Popüler Yayınlar

17 Mart 2013 Pazar

ZEKA DERKEN TÜRKİYE...

İskandinavyalılar giderek aptallaşırken üçüncü dünya ülkeleri zekileşiyor. Böyle bir genelleme yapmak yerinde olur muydu? Yeni bulgularına göre, evet, olurdu!

Tamamen şans eseri ortaya çıkmış bir bulguydu. Amerikalı politolog James Flynn 1980’lerin ortalarında Yeni Zelanda’nın Otago Üniversitesi’nde farklı nesillerden 18 yaş grubu Hollandalı gençlerin IQ verilerini inceliyordu.
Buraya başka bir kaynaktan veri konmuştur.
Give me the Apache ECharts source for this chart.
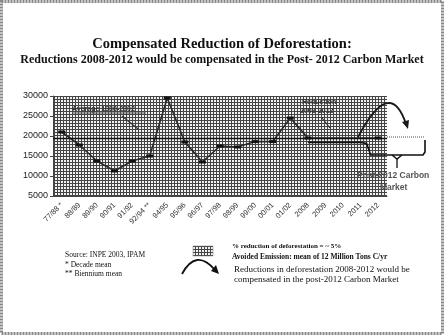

Bu aslında benzeri askeri testlerin verileriyle bir karşılaştırma çalışmasıydı. Flynn ilginç bir motifin ortaya çıktığını kaydetti: 1950-1980 süresinde her neslin IQ’su bir öncekinden daha yüksekti. Öyle bir parça değil, adamakıllı yüksek!

Flynn araştırmasını diğer ülkelerden verilerle genişletti. Eğilim aynıydı:  endüstrileşmiş ülkelerde IQ seviyesi 1900 yılından itibaren düzenli olarak her 10 yılda bir 3 puan artış gösteriyordu. Bu tesbit bilimsel jargonda Flynn-etkisi olarak geçiyor.

Şüpheyle ve eleştirilerle karşılaşmış bir bulgu. Fakat doğruluğu artık o kadar kesin ki, zekâ bilim dalındaki modern araştırmaların ana damarını oluşturduğu tartışma götürmez bir gerçek. Buna karşın, bu gelişimin hangi nedenlere dayandığı hâlâ müphem.

Bugün 78 yaşında olan Flynn’e göre, bir kısım psikometristler (IQ ölçümü uzmanları) bu yükselişin, zekânın “salt” biyolojik temelleriyle bir alakası olmadığı, deneklerin giderek test almaya yatkınlaşmalarından kaynaklandığı görüşünde, ki bunun ne ilginç ne de anlaşılmaz bir yanı var, diyor Flynn.

O, olaya farklı bir pencereden bakıyor ve nedenin, insanların giderek daha zekileşmesinde değil, daha modernleşmesinde yattığını ve asıl ilginç olanın da, düşünme mekanizmasının çevresel koşullara göre nasıl değişime uğradığını anlayabilmek olduğunu belirtiyor.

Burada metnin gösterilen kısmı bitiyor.